Steps in writing a Report30th January 2021
Report writing is a formal style of writing elaborately on a topic. The tone of a report and report writing format is always formal. The important section to focus on is the target audience.
Research reports are the product of slow, painstaking, accurate inductive work. The usual steps involved in writing report are:
- Logical analysis of the subject-matter;
- Preparation of the final outline;
- Preparation of the rough draft;
- Rewriting and polishing;
- Preparation of the final bibliography; and
- Writing the final draft.
Though all these steps are self-explanatory, yet a brief mention of each one of these will be appropriate for better understanding.
Logical analysis of the subject matter: It is the first step which is primarily concerned with the development of a subject. There are two ways in which to develop a subject
- Logically and
The logical development is made on the basis of mental connections and associations between the one thing and another by means of analysis. Logical treatment often consists in developing the material from the simple possible to the most complex structures. Chronological development is based on a connection or sequence in time or occurrence. The directions for doing or making something usually follow the chronological order.
Preparation of the final outline: It is the next step in writing the research report “Outlines are the framework upon which long written works are constructed. They are an aid to the logical organization of the material and a reminder of the points to be stressed in the report.”
Preparation of the rough draft: This follows the logical analysis of the subject and the preparation of the final outline. Such a step is of utmost importance for the researcher now sits to write down what he has done in the context of his research study. He will write down the procedure adopted by him in collecting the material for his study along with various limitations faced by him, the technique of analysis adopted by him, the broad findings and generalizations and the various suggestions he wants to offer regarding the problem concerned.
Rewriting and polishing of the rough draft: This step happens to be most difficult part of all formal writing. Usually this step requires more time than the writing of the rough draft. The careful revision makes the difference between a mediocre and a good piece of writing. While rewriting and polishing, one should check the report for weaknesses in logical development or presentation. The researcher should also “see whether or not the material, as it is presented, has unity and cohesion; does the report stand upright and firm and exhibit a definite pattern, like a marble arch? Or does it resemble an old wall of moldering cement and loose brick.” In addition the researcher should give due attention to the fact that in his rough draft he has been consistent or not. He should check the mechanics of writing grammar, spelling and usage.

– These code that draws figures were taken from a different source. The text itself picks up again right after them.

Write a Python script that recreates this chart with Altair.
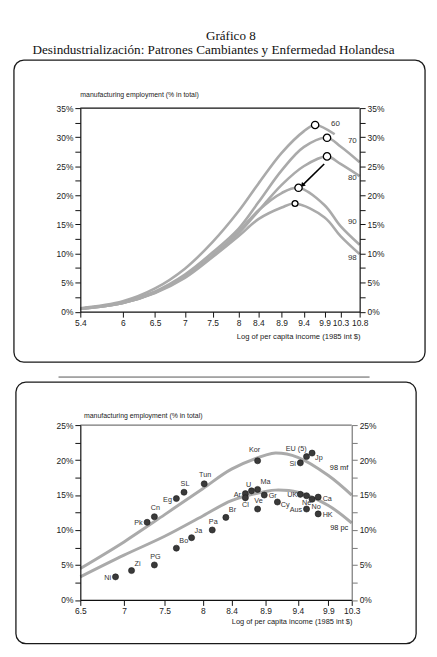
import altair as alt
import pandas as pd

# ---------------- top panel data ----------------
SERIES = ["60", "70", "80", "90", "98"]
X_60 = [5.4, 6, 6.5, 7, 7.5, 8, 8.4, 8.9, 9.4, 9.67, 10.15]
Y_60 = [0.6, 1.8, 4.0, 7.4, 12.0, 17.3, 22.0, 27.3, 31.0, 32.1, 30.5]
X_70 = [5.4, 6, 6.5, 7, 7.5, 8, 8.4, 8.9, 9.4, 9.96, 10.3, 10.8]
Y_70 = [0.5, 1.6, 3.5, 6.4, 10.2, 14.3, 18.8, 24.3, 28.3, 29.9, 28.4, 25.7]
X_80 = [5.4, 6, 6.5, 7, 7.5, 8, 8.4, 8.9, 9.4, 9.96, 10.3, 10.8]
Y_80 = [0.5, 1.5, 3.3, 6.0, 9.6, 13.5, 17.3, 21.8, 25.0, 26.7, 25.4, 23.3]
X_90 = [5.4, 6, 6.5, 7, 7.5, 8, 8.4, 8.9, 9.28, 9.9, 10.3, 10.8]
Y_90 = [0.5, 1.5, 3.3, 6.0, 9.7, 13.8, 17.4, 20.4, 21.3, 18.3, 14.7, 11.5]
X_98 = [5.4, 6, 6.5, 7, 7.5, 8, 8.4, 8.9, 9.2, 9.9, 10.3, 10.8]
Y_98 = [0.5, 1.5, 3.2, 5.8, 9.4, 13.0, 15.9, 17.9, 18.6, 16.2, 13.0, 9.9]
PEAK_X = [9.67, 9.96, 9.96, 9.28, 9.2]
PEAK_Y = [32.1, 29.9, 26.7, 21.3, 18.6]
SLABEL_X = [10.06, 10.49, 10.49, 10.49, 10.49]
SLABEL_Y = [32.3, 29.4, 22.9, 15.5, 9.25]
ARROW_FROM = [9.89, 25.4]
ARROW_TO = [9.38, 21.8]
TOP_XTICKS = [5.4, 6, 6.5, 7, 7.5, 8, 8.4, 8.9, 9.4, 9.9, 10.3, 10.8]
TOP_YTICKS = [0, 2.5, 5, 7.5, 10, 12.5, 15, 17.5, 20, 22.5, 25, 27.5, 30, 32.5, 35]

# ---------------- bottom panel data ----------------
COUNTRIES = ["Ni", "Zi", "PG", "Pk", "Cn", "Eg", "SL", "Tun", "Bo", "Ja", "Pa", "Br",
             "Ar", "Cl", "U", "Ma", "Kor", "Ve", "Gr", "Cy", "Si", "EU (5)", "Jp",
             "UK", "Ne", "No", "Ca", "Aus", "HK"]
C_X = [6.90, 7.09, 7.37, 7.28, 7.37, 7.65, 7.75, 8.02, 7.65, 7.85, 8.13, 8.32,
       8.60, 8.60, 8.69, 8.78, 8.78, 8.78, 8.88, 9.08, 9.44, 9.54, 9.63,
       9.44, 9.54, 9.63, 9.73, 9.54, 9.73]
C_Y = [3.3, 4.2, 5.0, 11.1, 11.9, 14.5, 15.4, 16.6, 7.4, 8.9, 10.0, 11.8,
       15.2, 14.6, 15.6, 15.8, 19.9, 13.0, 15.0, 14.0, 19.6, 20.5, 21.0,
       15.1, 14.9, 14.4, 14.7, 13.0, 12.3]
CURVES = ["98 mf", "98 pc"]
CURVE_X = [6.5, 7, 7.5, 8, 8.4, 8.9, 9.05, 9.4, 9.9, 10.3]
MF_Y = [4.5, 8.3, 12.2, 15.9, 18.7, 20.7, 21.0, 20.4, 17.8, 15.0]
PC_Y = [3.3, 6.4, 9.1, 12.0, 14.2, 15.5, 15.7, 15.4, 13.5, 11.0]
CLABEL_X = [10.24, 10.24]
CLABEL_Y = [18.8, 10.3]
BOT_XTICKS = [6.5, 7, 7.5, 8, 8.4, 8.9, 9.4, 9.9, 10.3]
BOT_YTICKS = [0, 2.5, 5, 7.5, 10, 12.5, 15, 17.5, 20, 22.5, 25]

# label placement (style): name -> placement key
PLACE_OF = {"Ni": "left", "Pk": "left", "Eg": "left", "Ar": "left", "Si": "left",
            "Aus": "left", "UK": "uk",
            "PG": "above", "Cn": "above", "SL": "above", "Tun": "above", "Pa": "above",
            "Ve": "above", "Kor": "kor", "U": "uleft", "EU (5)": "eu",
            "Zi": "upright", "Bo": "upright", "Ja": "upright", "Br": "upright", "Ma": "upright",
            "Gr": "right", "Cy": "cy", "Ca": "right", "HK": "right", "Jp": "jp",
            "Cl": "below", "Ne": "below", "No": "no"}
PLACES = {"left": (-4.5, 1, "right"), "uk": (-3, 0.5, "right"),
          "above": (1, -8.5, "center"), "kor": (-3, -11, "center"),
          "uleft": (-3, -6, "center"), "eu": (-10.5, -7.7, "center"),
          "upright": (3, -7, "left"), "right": (4.5, 1.5, "left"),
          "cy": (3.5, 3.5, "left"),
          "jp": (3, 5, "left"), "below": (0, 7, "center"), "no": (4, 7.4, "center")}

FONT = "Liberation Sans"
SERIF = "Liberation Serif"
GRAY = "#aaaaaa"
ONE = pd.DataFrame({"k": [0]})


def pix_rect(x1, x2, y1, y2, **kw):
    return alt.Chart(ONE).mark_rect(**kw).encode(
        x=alt.value(x1), x2=alt.value(x2), y=alt.value(y1), y2=alt.value(y2))


def pix_rule(x1, x2, y1, y2, **kw):
    return alt.Chart(ONE).mark_rule(**kw).encode(
        x=alt.value(x1), x2=alt.value(x2), y=alt.value(y1), y2=alt.value(y2))


def pix_text(txt, x, y, **kw):
    return alt.Chart(ONE).mark_text(text=txt, **kw).encode(x=alt.value(x), y=alt.value(y))


def x_enc(domain, ticks):
    return alt.X("x:Q", scale=alt.Scale(type="log", domain=domain, nice=False),
                 axis=alt.Axis(values=ticks, title=None, format=".1~f", grid=False,
                               tickSize=5.5, tickColor="#111", domainColor="#111",
                               domainWidth=1.2, labelFont=FONT, labelFontSize=8.5,
                               labelColor="#222", labelFlush=False, labelOverlap=False,
                               labelPadding=1, zindex=2))


def y_enc(domain, ticks, orient=None, dcolor="#111"):
    sc = alt.Scale(domain=domain, nice=False, zero=False)
    if orient is None:
        return alt.Y("y:Q", scale=sc, axis=None)
    return alt.Y("y:Q", scale=sc,
                 axis=alt.Axis(orient=orient, values=ticks, title=None, grid=False,
                               labelExpr="datum.value % 5 == 0 ? datum.value + '%' : ''",
                               tickSize=5.5, tickColor=dcolor, domainColor=dcolor,
                               domainWidth=1.2, labelFont=FONT, labelFontSize=8.5,
                               labelColor="#222", labelPadding=2, labelFlush=False,
                               zindex=2))


# ================= top panel =================
W1, H1 = 282, 205.5
rows = []
for s, xs, ys in zip(SERIES, [X_60, X_70, X_80, X_90, X_98], [Y_60, Y_70, Y_80, Y_90, Y_98]):
    for xv, yv in zip(xs, ys):
        rows.append({"s": s, "x": xv, "y": yv})
top_df = pd.DataFrame(rows)
peak_df = pd.DataFrame({"s": SERIES, "x": PEAK_X, "y": PEAK_Y,
                        "big": ["a", "a", "a", "a", "b"]})
slab_df = pd.DataFrame({"s": SERIES, "x": SLABEL_X, "y": SLABEL_Y})
arrow_df = pd.DataFrame({"x": [ARROW_FROM[0]], "y": [ARROW_FROM[1]],
                         "x2": [ARROW_TO[0]], "y2": [ARROW_TO[1]]})
head_df = pd.DataFrame({"x": [ARROW_TO[0]], "y": [ARROW_TO[1]]})

XT = x_enc([5.4, 10.8], TOP_XTICKS)
YT_L = y_enc([0, 35], TOP_YTICKS, "left")
YT_R = y_enc([0, 35], TOP_YTICKS, "right")
YT_N = y_enc([0, 35], TOP_YTICKS)

top = alt.layer(
    pix_rect(-72, 349, -97.5, 273.5, color="white"),
    pix_rect(-67, 348, -48.5, 256.5, fillOpacity=0, stroke="#1a1a1a",
             strokeWidth=1.3, cornerRadius=10),
    pix_text("Gráfico 8", 152, -72.5, font=SERIF, fontSize=13.2, align="center",
             baseline="middle", color="#111"),
    pix_text("Desindustrialización: Patrones Cambiantes y Enfermedad Holandesa",
             134.5, -58.5, font=SERIF, fontSize=13.3, align="center",
             baseline="middle", color="#111"),
    pix_text("manufacturing employment (% in total)", 0, -12.8, font=FONT,
             fontSize=7, align="left", baseline="middle", color="#222"),
    pix_text("Log of per capita income (1985 int $)", 283, 231.5, font=FONT,
             fontSize=7.7, align="right", baseline="middle", color="#222"),
    pix_rule(0, W1, 0, 0, color="#111", strokeWidth=1.2),
    pix_rule(-22, 292, 271.5, 271.5, color="#555", strokeWidth=1),
    alt.Chart(top_df).mark_line(interpolate="catmull-rom", color=GRAY, strokeWidth=2.6)
    .encode(x=XT, y=YT_L, detail="s:N"),
    alt.Chart(arrow_df).mark_rule(color="black", strokeWidth=1.6)
    .encode(x=XT, y=YT_N, x2="x2:Q", y2="y2:Q"),
    alt.Chart(head_df).mark_point(shape="triangle", filled=True, color="black",
                                  size=28, angle=224, opacity=1)
    .encode(x=XT, y=YT_N),
    alt.Chart(peak_df).mark_point(shape="circle", filled=True, fill="white",
                                  stroke="black", strokeWidth=1.3, opacity=1)
    .encode(x=XT, y=YT_R,
            size=alt.Size("big:N", scale=alt.Scale(domain=["a", "b"], range=[55, 35]),
                          legend=None)),
    alt.Chart(slab_df).mark_text(align="left", baseline="middle", font=FONT,
                                 fontSize=8, color="#333")
    .encode(x=XT, y=YT_N, text="s:N"),
).resolve_scale(y="independent").properties(width=W1, height=H1)

# ================= bottom panel =================
W2, H2 = 274, 176.5
pts_df = pd.DataFrame({"name": COUNTRIES, "x": C_X, "y": C_Y})
crows = []
for c, ys in zip(CURVES, [MF_Y, PC_Y]):
    for xv, yv in zip(CURVE_X, ys):
        crows.append({"s": c, "x": xv, "y": yv})
curve_df = pd.DataFrame(crows)
clab_df = pd.DataFrame({"s": CURVES, "x": CLABEL_X, "y": CLABEL_Y})

XB = x_enc([6.5, 10.3], BOT_XTICKS)
YB_L = y_enc([0, 25], BOT_YTICKS, "left")
YB_R = y_enc([0, 25], BOT_YTICKS, "right", dcolor="#777")
YB_N = y_enc([0, 25], BOT_YTICKS)

label_layers = []
for key, (dx, dy, al) in PLACES.items():
    names = [n for n in COUNTRIES if PLACE_OF[n] == key]
    sub = pts_df[pts_df["name"].isin(names)]
    label_layers.append(
        alt.Chart(sub).mark_text(align=al, baseline="middle", dx=dx, dy=dy, font=FONT,
                                 fontSize=7.3, color="#333")
        .encode(x=XB, y=YB_N, text="name:N"))

bottom = alt.layer(
    pix_rect(-70, 351, -45.3, 224.7, color="white"),
    pix_rect(-65, 339, -43.3, 220.7, fillOpacity=0, stroke="#1a1a1a",
             strokeWidth=1.3, cornerRadius=10),
    pix_text("manufacturing employment (% in total)", 3.7, -9.6, font=FONT,
             fontSize=7, align="left", baseline="middle", color="#222"),
    pix_text("Log of per capita income (1985 int $)", 274.7, 199, font=FONT,
             fontSize=7.5, align="right", baseline="middle", color="#222"),
    pix_rule(0, W2, 0, 0, color="#777", strokeWidth=1.2),
    alt.Chart(curve_df).mark_line(interpolate="catmull-rom", color=GRAY, strokeWidth=3)
    .encode(x=XB, y=YB_L, detail="s:N"),
    alt.Chart(pts_df).mark_circle(size=38, color="#3a3a3a", opacity=1,
                                  stroke="#1a1a1a", strokeWidth=0.6)
    .encode(x=XB, y=YB_R),
    alt.Chart(clab_df).mark_text(align="right", baseline="middle", font=FONT,
                                 fontSize=7.5, color="#222")
    .encode(x=XB, y=YB_N, text="s:N"),
    *label_layers,
).resolve_scale(y="independent").properties(width=W2, height=H2)

chart = alt.vconcat(top, bottom, spacing=0).properties(
    padding=0, background="white"
).configure_view(stroke="transparent")

chart.save("out.html", embed_options={"renderer": "svg", "actions": False})
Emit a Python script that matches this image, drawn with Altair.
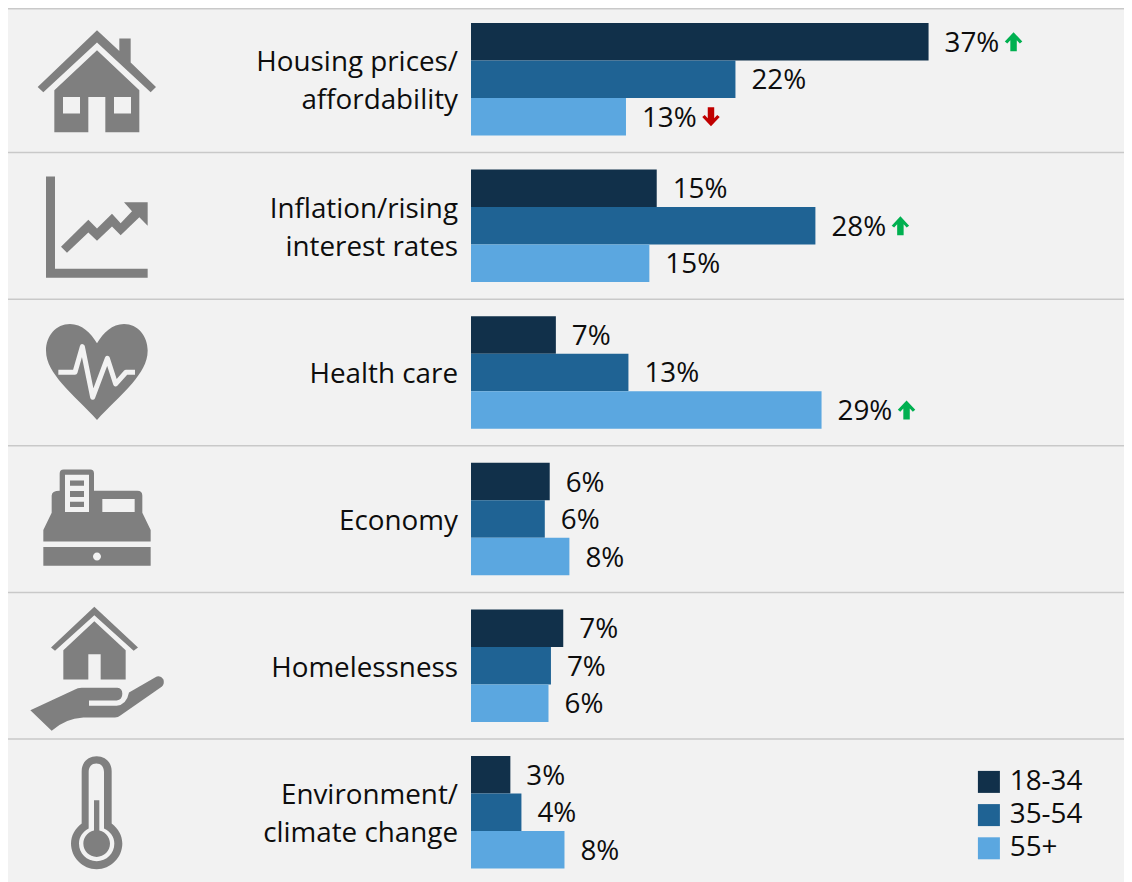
import re
import altair as alt
import pandas as pd

categories = ["Housing prices/\naffordability", "Inflation/rising\ninterest rates", "Health care",
              "Economy", "Homelessness", "Environment/\nclimate change"]
groups = ["18-34", "35-54", "55+"]
colors = ["#11304a", "#1f6394", "#5ba7e0"]
values_18_34 = [37.2, 15.1, 6.9, 6.4, 7.5, 3.2]
values_35_54 = [21.5, 28.0, 12.8, 6.0, 6.5, 4.1]
values_55 = [12.6, 14.5, 28.5, 8.0, 6.3, 7.6]
labels_18_34 = ["37%", "15%", "7%", "6%", "7%", "3%"]
labels_35_54 = ["22%", "28%", "13%", "6%", "7%", "4%"]
labels_55 = ["13%", "15%", "29%", "8%", "6%", "8%"]
arrows = {("Housing prices/\naffordability", "18-34"): "up",
          ("Housing prices/\naffordability", "55+"): "down",
          ("Inflation/rising\ninterest rates", "35-54"): "up",
          ("Health care", "55+"): "up"}

FONT = "Open Sans"
FONT_SIZE = 27.8
INK = "#0d0d0d"
GREY = "#7f7f7f"
BG = "#f2f2f2"
ICON_H = 100.0


def norm(path, cx, cy):
    nums = iter(re.findall(r"[A-Za-z]|-?\d+\.?\d*", path))
    out = []
    is_x = True
    for tok in nums:
        if tok.isalpha():
            out.append(tok)
            is_x = True
        else:
            v = float(tok)
            out.append(f"{((v - cx) if is_x else (v - cy)) / 3 / ICON_H:.4f}")
            is_x = not is_x
    return " ".join(out)


def circle(x, y, r, cw=True):
    k = 0.5523 * r
    if cw:
        return (f"M{x} {y - r} C{x + k} {y - r} {x + r} {y - k} {x + r} {y} "
                f"C{x + r} {y + k} {x + k} {y + r} {x} {y + r} "
                f"C{x - k} {y + r} {x - r} {y + k} {x - r} {y} "
                f"C{x - r} {y - k} {x - k} {y - r} {x} {y - r} Z ")
    return (f"M{x} {y - r} C{x - k} {y - r} {x - r} {y - k} {x - r} {y} "
            f"C{x - r} {y + k} {x - k} {y + r} {x} {y + r} "
            f"C{x + k} {y + r} {x + r} {y + k} {x + r} {y} "
            f"C{x + r} {y - k} {x + k} {y - r} {x} {y - r} Z ")


def rect(x0, y0, x1, y1, cw=True):
    if cw:
        return f"M{x0} {y0} L{x1} {y0} L{x1} {y1} L{x0} {y1} Z "
    return f"M{x0} {y0} L{x0} {y1} L{x1} {y1} L{x1} {y0} Z "


house = norm("M231 60 L298 122 L298 85 L332 85 L332 157 L408 230 L392 246 L231 97 L70 246 L53 230 Z "
             "M231 120 L358 240 L358 366 L256 366 L256 260 L205 260 L205 366 L103 366 L103 240 Z "
             + rect(129, 260, 180, 310, False) + rect(282, 260, 333, 310, False), 231, 207)
trend = norm("M78 500 L105 500 L105 777 L383 777 L383 804 L78 804 Z "
             "M123 711 L205 630 L231 656 L276 612 L302 640 L336 604 L312 577 L383 577 L383 648 L358 622 "
             "L302 676 L276 650 L231 693 L205 668 L141 729 Z", 231, 648)
heart = norm("M231 100 C212 68 185 42 150 42 C108 42 78 78 78 122 C78 160 100 190 125 220 "
             "C160 260 200 295 231 330 C262 295 302 260 337 220 C362 190 383 160 383 122 "
             "C383 78 353 42 312 42 C277 42 250 68 231 100 Z", 231, 187.5)
pulse = norm("M115 187 L165 187 L187 110 L218 262 L262 145 L287 222 L318 187 L345 187", 231, 187.5)
register = norm("M119 490 Q119 478 131 478 L211 478 Q222 478 222 490 L222 542 L352 542 Q367 542 367 557 "
                "L367 608 L392 660 L392 694 L70 694 L70 660 L95 608 L95 557 Q95 542 119 542 Z "
                + rect(135, 494, 207, 606, False) + rect(150, 511, 192, 527) + rect(150, 543, 192, 561)
                + rect(150, 575, 192, 591) + rect(247, 567, 344, 606, False)
                + rect(70, 711, 392, 767) + circle(231, 739, 12, False), 231, 627)
shelter = norm("M223 35 L354 157 L341 167 L223 60 L105 167 L93 157 Z "
               "M223 78 L317 165 L317 253 L242 253 L242 177 L205 177 L205 253 L130 253 L130 165 Z "
               "M31 345 L165 283 Q172 278 185 278 L292 278 Q307 280 307 296 Q307 314 290 316 L207 316 "
               "L207 332 L290 332 Q320 328 327 292 L405 247 Q420 238 430 252 Q435 265 425 275 L300 362 "
               "Q295 367 285 367 L190 367 Q135 370 95 407 Z", 231, 211.5)
thermo = norm("M185 528 C185 500 205 483 230 483 C255 483 275 500 275 528 L275 685 C295 700 307 722 307 745 "
              "C307 787 272 822 230 822 C188 822 153 787 153 745 C153 722 165 700 185 685 Z "
              "M206 530 L206 700 C188 710 177 725 177 745 C177 775 200 798 230 798 C260 798 283 775 283 745 "
              "C283 725 272 710 252 700 L252 530 C252 515 243 505 229 505 C215 505 206 515 206 530 Z "
              + rect(222, 615, 238, 710) + circle(230, 745, 40), 231, 651)
icons = [house, trend, heart, register, shelter, thermo]

ARROW_UP = ("M0 -1 L0.92 -0.02 L0.66 0.18 L0.34 -0.16 L0.34 1 L-0.34 1 L-0.34 -0.16 "
            "L-0.66 0.18 L-0.92 -0.02 Z")
ARROW_DOWN = ("M0 1 L0.92 0.02 L0.66 -0.18 L0.34 0.16 L0.34 -1 L-0.34 -1 L-0.34 0.16 "
              "L-0.66 -0.18 L-0.92 0.02 Z")

rows = []
for g, vals, labs in zip(groups, [values_18_34, values_35_54, values_55],
                         [labels_18_34, labels_35_54, labels_55]):
    for c, v, l in zip(categories, vals, labs):
        rows.append({"cat": c, "group": g, "value": v, "label": l, "arrow": arrows.get((c, g), "")})
df = pd.DataFrame(rows)
cat_df = pd.DataFrame({"cat": categories, "icon": icons,
                       "lines": [c.count("\n") + 1 for c in categories]})

y_scale = alt.Scale(domain=categories, range=[15, 860.5], paddingInner=0.2326, paddingOuter=0)
Y = alt.Y("cat:N", scale=y_scale, axis=None, sort=categories)
X = alt.X("value:Q", scale=alt.Scale(domain=[0, 40], range=[463, 955], nice=False, zero=False), axis=None)
YO = alt.YOffset("group:N", sort=groups, scale=alt.Scale(domain=groups))

W, H = 1116, 874

bars = alt.Chart(df).mark_bar(size=37.5).encode(
    x=X, y=Y, yOffset=YO,
    color=alt.Color("group:N", sort=groups,
                    scale=alt.Scale(domain=groups, range=colors),
                    legend=alt.Legend(title=None, orient="none", legendX=967, legendY=760,
                                      symbolType="square", symbolSize=484, symbolStrokeWidth=0,
                                      symbolOpacity=1, labelFont=FONT, labelFontSize=FONT_SIZE,
                                      labelColor=INK, rowPadding=4.2, labelOffset=7,
                                      labelLimit=200)),
)
values = alt.Chart(df).mark_text(align="left", baseline="middle", dx=16, dy=2, font=FONT, fontSize=FONT_SIZE,
                                 color=INK).encode(
    x=X, y=Y, yOffset=YO, text="label:N")

arrow_layers = []
for direction, shape, col in [("up", ARROW_UP, "#00b050"), ("down", ARROW_DOWN, "#c00000")]:
    arrow_layers.append(
        alt.Chart(df[df["arrow"] == direction]).mark_point(
            filled=True, shape=shape, size=361, color=col, opacity=1, xOffset=85, yOffset=1
        ).encode(x=X, y=Y, yOffset=YO)
    )

text_style = dict(align="right", baseline="middle", lineBreak="\n", lineHeight=38,
                  font=FONT, fontSize=FONT_SIZE, color=INK)
cat_text_one = alt.Chart(cat_df[cat_df["lines"] == 1]).mark_text(dy=3, **text_style).encode(
    x=alt.value(450), y=Y, text="cat:N")
cat_text_two = alt.Chart(cat_df[cat_df["lines"] == 2]).mark_text(dy=-16, **text_style).encode(
    x=alt.value(450), y=Y, text="cat:N")

icon_layer = alt.Chart(cat_df).mark_point(filled=True, size=(2 * ICON_H) ** 2, color=GREY, opacity=1).encode(
    x=alt.value(89), y=Y,
    shape=alt.Shape("icon:N", scale=None, legend=None))
pulse_layer = alt.Chart(cat_df[cat_df["cat"] == "Health care"]).mark_point(
    filled=False, shape=pulse, size=(2 * ICON_H) ** 2, stroke=BG, strokeWidth=5, opacity=1,
    strokeJoin="round").encode(x=alt.value(89), y=Y)

rules = alt.Chart(cat_df.iloc[1:]).mark_rule(color="#c9c9c9", strokeWidth=1.5, yOffset=-17).encode(
    y=alt.Y("cat:N", scale=y_scale, axis=None, sort=categories, bandPosition=0),
    x=alt.value(0), x2=alt.value(W))
top_rule = alt.Chart(cat_df.iloc[:1]).mark_rule(color="#c9c9c9", strokeWidth=1.5).encode(
    y=alt.value(0.75), x=alt.value(0), x2=alt.value(W))

chart = alt.layer(top_rule, rules, bars, values, *arrow_layers, cat_text_one, cat_text_two,
                  icon_layer, pulse_layer).properties(
    width=W, height=H, background=BG, padding=0,
    autosize=alt.AutoSizeParams(type="none"),
).configure_view(stroke=None)

chart.save("out.html", embed_options={"renderer": "svg", "actions": False})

Preparation of the final bibliography: Next in order comes the task of the preparation of the final bibliography. The bibliography, which is generally appended to the research report, is a list of books in some way pertinent to the research which has been done. It should contain all those works which the researcher has consulted. The bibliography should be arranged alphabetically and may be divided into two parts; the first part may contain the names of books and pamphlets, and the second part may contain the names of magazine and newspaper articles. Generally, this pattern of bibliography is considered convenient and satisfactory from the point of view of reader, though it is not the only way of presenting bibliography. The entries in bibliography should be made adopting the following order:
For books and pamphlets the order may be as under:
- Name of author, last name first.
- Title, underlined to indicate italics.
- Place, publisher, and date of publication.
- Number of volumes.
Kothari, C.R., Quantitative Techniques, New Delhi, Vikas Publishing House Pvt. Ltd., 1978.
For magazines and newspapers the order may be as under:
- Name of the author, last name first.
- Title of article, in quotation marks.
- Name of periodical, underlined to indicate italics.
- The volume or volume and number.
- The date of the issue.
- The pagination.
Robert V. Roosa, “Coping with Short-term International Money Flows”, The Banker, London, September, 1971, p. 995.
The above examples are just the samples for bibliography entries and may be used, but one should also remember that they are not the only acceptable forms. The only thing important is that, whatever method one selects, it must remain consistent.
Writing the final draft: This constitutes the last step. The final draft should be written in a concise and objective style and in simple language, avoiding vague expressions such as “it seems”, “there may be”, and the like ones. While writing the final draft, the researcher must avoid abstract terminology and technical jargon. Illustrations and examples based on common experiences must be incorporated in the final draft as they happen to be most effective in communicating the research findings to others. A research report should not be dull, but must enthuse people and maintain interest and must show originality. It must be remembered that every report should be an attempt to solve some intellectual problem and must contribute to the solution of a problem and must add to the knowledge of both the researcher and the reader.